La case qui parle : Hergé en immersion

Quelque chose a changé. Est-ce que vous le voyez ?
Attendez… regardez de plus près.
Hergé n’est plus seulement à sa table de dessin. Grâce aux Studios Hergé et à ses collaborateurs, il peut désormais sortir du cadre et arpenter les lieux de l’action.
Pour L’Affaire Tournesol, il adopte une nouvelle méthode, fruit d’une longue évolution. À Genève, Hergé se rend sur place, marche dans les pas d’un vrai reporter, note les angles et les arrondis, et prend le temps de bien s’immerger. Pour un auteur qu’on disait réfractaire au voyage, il s’est finalement pris au jeu.
Car ce qui était difficilement faisable dans le pays fictif de Syldavie devient soudain possible en terre helvète. Et ça tombe bien, puisque Tournesol s’y trouve. Hergé amorce alors un véritable tournant dans sa manière en concevant un album plus immersive, plus physique, presque journalistique.
À Nyon, dans le canton de Vaud, le réalisme s’installe avec évidence, à l’image de la statue de Maître Jacques rue de Rive, discret clin d’œil à cette nouvelle exigence documentaire. Des passants et des trottoirs au détour d’une perspective calme, équilibrée et documentée. Bref, une scène en apparence anodine. Et pourtant, tout y est. On sent l'air, la lumière, le poids de l’instant.

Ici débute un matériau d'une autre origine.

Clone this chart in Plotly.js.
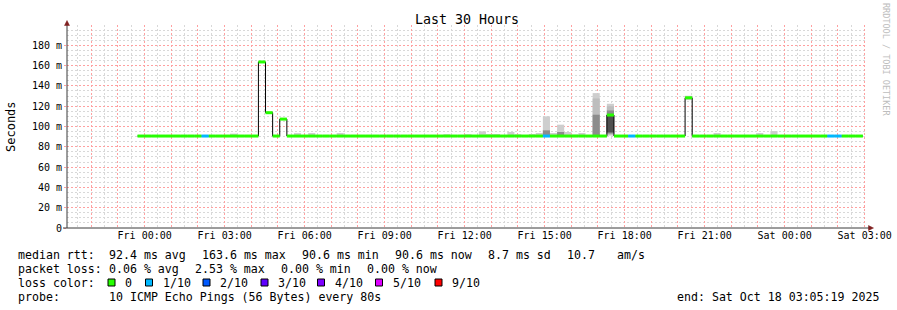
<!DOCTYPE html>
<html><head><meta charset="utf-8">
<script src="https://cdn.plot.ly/plotly-3.0.1.min.js"></script>
<style>html,body{margin:0;padding:0;background:#fff;}#chart{width:897px;height:310px;}</style>
</head><body><div id="chart"></div>
<script>
// ---------------- data ----------------
// 16-minute consolidated bins, first bin starts Thu 2025-10-16 23:44
const firstBinUTC = Date.UTC(2025, 9, 16, 23, 44);
const binMinutes = 16;
// median RTT per bin (ms)
const medianMs = [
  90.6,90.6,90.6,90.6,90.6,90.6,90.6,90.6,90.6,90.6,
  90.6,90.6,90.6,90.6,90.6,90.6,90.6,163.6,113.6,90.6,
  107.3,90.6,90.6,90.6,90.6,90.6,90.6,90.6,90.6,90.6,
  90.6,90.6,90.6,90.6,90.6,90.6,90.6,90.6,90.6,90.6,
  90.6,90.6,90.6,90.6,90.6,90.6,90.6,90.6,90.6,90.6,
  90.6,90.6,90.6,90.6,90.6,90.6,90.6,90.6,90.6,90.6,
  90.6,90.6,90.6,90.6,90.6,90.6,111.3,90.6,90.6,90.6,
  90.6,90.6,90.6,90.6,90.6,90.6,90.6,128.3,90.6,90.6,
  90.6,90.6,90.6,90.6,90.6,90.6,90.6,90.6,90.6,90.6,
  90.6,90.6,90.6,90.6,90.6,90.6,90.6,90.6,90.6,90.6,
  90.6,90.6
];
// loss level per bin (index into lossLabels)
const lossLevel = [
  0,0,0,0,0,0,0,0,0,1,
  0,0,0,0,0,0,0,0,0,0,
  0,0,0,0,0,0,0,0,0,0,
  0,0,0,0,0,0,0,0,0,0,
  0,0,0,0,0,0,0,0,0,0,
  0,0,0,0,0,0,0,1,0,0,
  0,0,0,0,0,0,0,0,0,1,
  0,0,0,0,0,0,0,0,0,0,
  0,0,0,0,0,0,0,0,0,0,
  0,0,0,0,0,0,0,1,1,0,
  0,0
];
const lossLabels = ['0','1/10','2/10','3/10','4/10','5/10','9/10'];
const lossColors = ['#26ff00','#00b8ff','#0059ff','#5e00ff','#7e00ff','#dd00ff','#ff0000'];

// smoke (ping spread) for bins where it is visible, ms
const smokeTime = ['2025-10-17 03:12','2025-10-17 05:36','2025-10-17 06:08','2025-10-17 07:12',
  '2025-10-17 11:12','2025-10-17 12:00','2025-10-17 12:32','2025-10-17 12:48','2025-10-17 13:04',
  '2025-10-17 13:36','2025-10-17 13:52','2025-10-17 14:24','2025-10-17 14:40','2025-10-17 14:56',
  '2025-10-17 15:12','2025-10-17 15:28','2025-10-17 15:44','2025-10-17 16:00','2025-10-17 16:16',
  '2025-10-17 16:48','2025-10-17 17:20','2025-10-17 20:16','2025-10-17 21:20','2025-10-17 22:56',
  '2025-10-17 23:28'];
const smokeOuterLo = [90.6,90.6,90.6,90.6,90.6,90.6,90.6,90.6,90.6,90.6,90.6,90.6,90.6,90.6,90.6,90.6,90.6,90.6,90.6,90.6,91.0,126.0,90.6,90.6,90.6];
const smokeOuterHi = [93.0,93.5,93.6,93.6,92.4,92.4,95.2,92.6,92.6,94.6,92.4,92.6,93.6,110.0,93.6,101.8,94.6,92.2,93.6,132.9,122.4,130.3,93.6,93.6,95.5];
const smokeMidLo   = [null,null,null,null,null,null,null,null,null,null,null,null,null,null,null,null,null,null,null,90.6,92.0,null,null,null,null];
const smokeMidHi   = [null,null,null,null,null,null,null,null,null,null,null,null,null,null,null,null,null,null,null,127.6,120.0,null,null,null,null];
const smokeCoreLo  = [null,null,null,null,null,null,null,null,null,null,null,null,null,90.6,null,90.6,null,null,null,90.6,93.0,null,null,null,null];
const smokeCoreHi  = [null,null,null,null,null,null,null,null,null,null,null,null,null,96.2,null,94.6,null,null,null,111.6,115.8,null,null,null,null];
const smokeInnerLo = [null,null,null,null,null,null,null,null,null,null,null,null,null,null,null,null,null,null,null,null,94.2,null,null,null,null];
const smokeInnerHi = [null,null,null,null,null,null,null,null,null,null,null,null,null,null,null,null,null,null,null,null,111.3,null,null,null,null];

// axis ticks
const yTickVals = [0,20,40,60,80,100,120,140,160,180];
const yTickText = ['0','20 m','40 m','60 m','80 m','100 m','120 m','140 m','160 m','180 m'];
const xTickTimes = ['2025-10-17 00:00','2025-10-17 03:00','2025-10-17 06:00','2025-10-17 09:00','2025-10-17 12:00',
  '2025-10-17 15:00','2025-10-17 18:00','2025-10-17 21:00','2025-10-18 00:00','2025-10-18 03:00'];
const xTickText = ['Fri 00:00','Fri 03:00','Fri 06:00','Fri 09:00','Fri 12:00','Fri 15:00','Fri 18:00','Fri 21:00','Sat 00:00','Sat 03:00'];
const rangeStart = '2025-10-16 21:05:19', rangeEnd = '2025-10-18 03:05:19';

// legend texts
const statRtt = ['median rtt:','92.4 ms avg','163.6 ms max','90.6 ms min','90.6 ms now','8.7 ms sd','10.7','am/s'];
const statLoss = ['packet loss:','0.06 % avg','2.53 % max','0.00 % min','0.00 % now'];
const probeText = ['probe:','10 ICMP Echo Pings (56 Bytes) every 80s'];
const endText = 'end: Sat Oct 18 03:05:19 2025';

// ---------------- layout geometry ----------------
const W=897,H=310,L=67,R=30,T=25,B=82;
const PW=W-L-R, PH=H-T-B;
const px = x => (x-L)/PW;
const py = y => (H-B-y)/PH;
const MONO = 'DejaVu Sans Mono, monospace';
const binMs = binMinutes*60000;
const binTimes = medianMs.map((_,i)=>firstBinUTC + i*binMs);

// ---------------- traces ----------------
const traces = [];
function smokeTrace(lo, hi, color){
  return {type:'bar', x:smokeTime, base:lo, y:hi.map((h,i)=>h==null?null:h-lo[i]),
    width:binMs, offset:0, marker:{color:color, line:{width:0}}, hoverinfo:'skip', showlegend:false};
}
traces.push(smokeTrace(smokeOuterLo, smokeOuterHi, '#cecece'));
traces.push(smokeTrace(smokeMidLo, smokeMidHi, '#bdbdbd'));
traces.push(smokeTrace(smokeCoreLo, smokeCoreHi, '#8c8c8c'));
traces.push(smokeTrace(smokeInnerLo, smokeInnerHi, '#505050'));

// median black step line
traces.push({type:'scatter', mode:'lines', x:binTimes.concat([binTimes[binTimes.length-1]+binMs]),
  y:medianMs.concat([medianMs[medianMs.length-1]]), line:{shape:'hv', color:'#000', width:1},
  hoverinfo:'skip', showlegend:false});

// loss-coloured median bands
lossColors.forEach((c,lv)=>{
  const xs=[], ys=[];
  medianMs.forEach((m,i)=>{ if(lossLevel[i]===lv){ xs.push(binTimes[i], binTimes[i]+binMs, null); ys.push(m,m,null);} });
  if(xs.length) traces.push({type:'scatter', mode:'lines', x:xs, y:ys, connectgaps:false,
    line:{color:c, width:3}, hoverinfo:'skip', showlegend:false});
});

// ---------------- x grid ticks (hourly grid, labels every 3h) ----------------
const hourVals=[], hourText=[];
for(let t=Date.UTC(2025,9,16,22); t<=Date.UTC(2025,9,18,3); t+=3600000){
  const d=new Date(t);
  const s=d.toISOString().slice(0,16).replace('T',' ');
  const k=xTickTimes.indexOf(s);
  hourVals.push(s); hourText.push(k>=0?xTickText[k]:'');
}

// ---------------- annotations ----------------
const ann=[];
function txt(x,y,t,size,extra){ ann.push(Object.assign({xref:'paper',yref:'paper',x:px(x),y:py(y),text:t,showarrow:false,
  xanchor:'left',yanchor:'middle',font:{family:MONO,size:size||11.6,color:'#000'}},extra||{})); }
const rttX=[16,107,200,300,393,486,565,615];
statRtt.forEach((t,i)=>txt(rttX[i],254.5,t));
const lossX=[16,107,193,279,365];
statLoss.forEach((t,i)=>txt(lossX[i],268.5,t));
txt(16,282.5,'loss color:');
const boxX=[108,145.5,203,261,317.5,375.5,435];
const shapes=[];
lossLabels.forEach((lab,i)=>{
  shapes.push({type:'rect',xref:'paper',yref:'paper',x0:px(boxX[i]),x1:px(boxX[i]+7),y0:py(286),y1:py(279),
    fillcolor:lossColors[i],line:{color:'#000',width:1}});
  txt(boxX[i]+15,282.5,lab);
});
txt(16,296.5,probeText[0]); txt(107,296.5,probeText[1]);
txt(881,296.5,endText,11.6,{xanchor:'right'});
txt(11,126,'Seconds',12,{xanchor:'center',textangle:-90});
txt(886,59,'RRDTOOL / TOBI OETIKER',8.5,{xanchor:'center',textangle:90,font:{family:MONO,size:8.5,color:'#bdbdbd'}});

// axis lines & arrows
const axisCol='#3a3a3a', arrowCol='#7f1f1f';
shapes.push({type:'line',xref:'paper',yref:'paper',x0:px(63),x1:px(869),y0:py(228),y1:py(228),line:{color:axisCol,width:1}});
shapes.push({type:'line',xref:'paper',yref:'paper',x0:px(67),x1:px(67),y0:py(228),y1:py(23),line:{color:axisCol,width:1}});
shapes.push({type:'path',xref:'paper',yref:'paper',path:`M ${px(64.5)} ${py(25.5)} L ${px(69.5)} ${py(25.5)} L ${px(67)} ${py(20.5)} Z`,fillcolor:arrowCol,line:{color:arrowCol,width:0.5}});
shapes.push({type:'path',xref:'paper',yref:'paper',path:`M ${px(868.5)} ${py(225.5)} L ${px(868.5)} ${py(230.5)} L ${px(873.5)} ${py(228)} Z`,fillcolor:arrowCol,line:{color:arrowCol,width:0.5}});

const layout={
  width:W,height:H,margin:{l:L,r:R,t:T,b:B,pad:0},
  paper_bgcolor:'#fff',plot_bgcolor:'#fff',barmode:'overlay',showlegend:false,
  title:{text:'Last 30 Hours',x:0.5,xref:'paper',xanchor:'center',y:1-19/H,yref:'container',yanchor:'middle',
    font:{family:MONO,size:13.3,color:'#000'}},
  xaxis:{type:'date',range:[rangeStart,rangeEnd],tickmode:'array',tickvals:hourVals,ticktext:hourText,
    showgrid:true,gridcolor:'#ffa0a0',griddash:'2px,2px',gridwidth:1,ticks:'',showline:false,zeroline:false,
    tickfont:{family:MONO,size:10,color:'#000'},
    minor:{dtick:1800000,tick0:'2025-10-16 21:30',showgrid:true,gridcolor:'#d8d8d8',griddash:'2px,2px',gridwidth:1}},
  yaxis:{range:[0,200],tickmode:'array',tickvals:yTickVals,ticktext:yTickText,showgrid:true,gridcolor:'#ffa0a0',
    griddash:'2px,2px',gridwidth:1,ticks:'outside',ticklen:2,tickcolor:'#ffa0a0',showline:false,zeroline:false,
    tickfont:{family:MONO,size:10,color:'#000'},
    minor:{dtick:5,tick0:0,showgrid:true,gridcolor:'#d8d8d8',griddash:'2px,2px',gridwidth:1}},
  annotations:ann,shapes:shapes
};
Plotly.newPlot('chart',traces,layout,{staticPlot:true,displayModeBar:false});
</script></body></html>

Autour de lui, les Studios Hergé fonctionnent avec méthode. La gare de Cornavin, présente dans l’album, est rendue avec une fidélité frappante. Hergé lui-même photographie les lieux, observe les volumes, affine les angles. Les bâtiments sont reconstruits dans le moindre détail. Tout repose sur une nouvelle dynamique : Hergé n’est plus seul à la table, il est sur le terrain, et ses collaborateurs assurent la continuité graphique au studio.
Dans cet album, le fil du récit est inspiré d’un fait divers réel, aperçu dans un hebdomadaire belge Le Face à main par Hergé. Et puis, il y a cette scène. Une voiture déboule, leur coupe la route. Le taxi qui transporte Tintin et Haddock dérape, bascule dans le lac Léman. À partir de là, tout s’agence : le lac, le quai, la berline, les remous. Le trait devient témoin. Hergé voulait trouver l’endroit exact où une voiture pouvait quitter la route et sombrer dans le lac.

En bon chef d’orchestre, Hergé est aussi le seul qui s’occupe des personnages, en cherchant le plus de vie et un éventail de mouvement assez larges. Un changement se fait dûment sentir : c’est désormais Hergé qui prend la pose, un ses collaborateurs s’occupe du croquis préparatoire. Encore une nouveauté des Studios Hergé.
Dans cette nouvelle façon de créer, Hergé n’est plus seul. Autour de lui, les Studios Hergé forment une mécanique bien huilée. Bob De Moor, Roger Leloup, Jacques Martin ou encore Josette Baujot, chacun apporte sa touche, son œil, son savoir-faire. Ensemble, ils font entrer Tintin dans un monde plus vrai que jamais.